Like the first book, this one has a lot to offer. Rapid climate change continues apace, and Robinson's scientists and politicians grapple with the effects as they work as involved professionals on the problem. Imagining Minnesotan winter temperatures in Washington DC is a powerful way to bring home how climate change could day-to-day life. The characters are touching and human, and their relationships with each other are as important as their relationship with the weather.
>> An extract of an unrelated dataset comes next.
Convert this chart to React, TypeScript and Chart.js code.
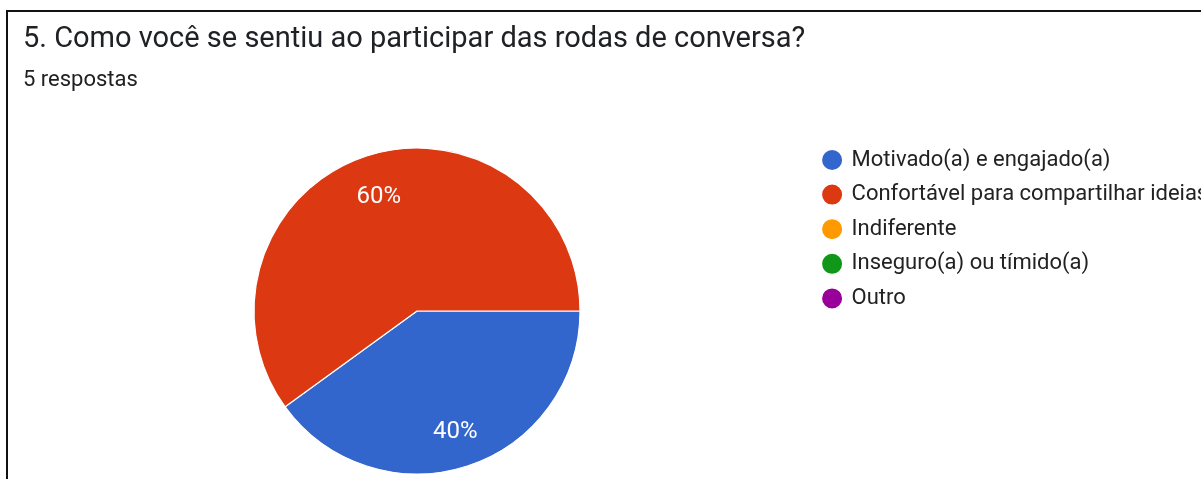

But for Pete's sake... the two books published so far aren't novels, they're the first two-thirds of a novel. They're not long enough nor dense enough to be satisfying as individual stories. The Mars trilogy, another trilogy by Robinson which followed a set of characters for three books, covered centuries of events in over two thousand pages; the first two books of this trilogy, by contrast, have the same page count as the last book of the Mars trilogy and span events over roughly a year, and even at that they seem a little padded with a lot of lunches and phone calls and searches for parking spaces. Worst of all, this book ends with another big 'To Be Continued...' placard.
It's praising with faint condemnation when a reader's principal frustration with book is that there isn't more of it, but still, be aware that whatever appetites were aroused by _Forty Signs of Rain_ won't be satisfied here. I remain optimistic about the end of the story, but I sure wish I didn't have to wait another year to read it.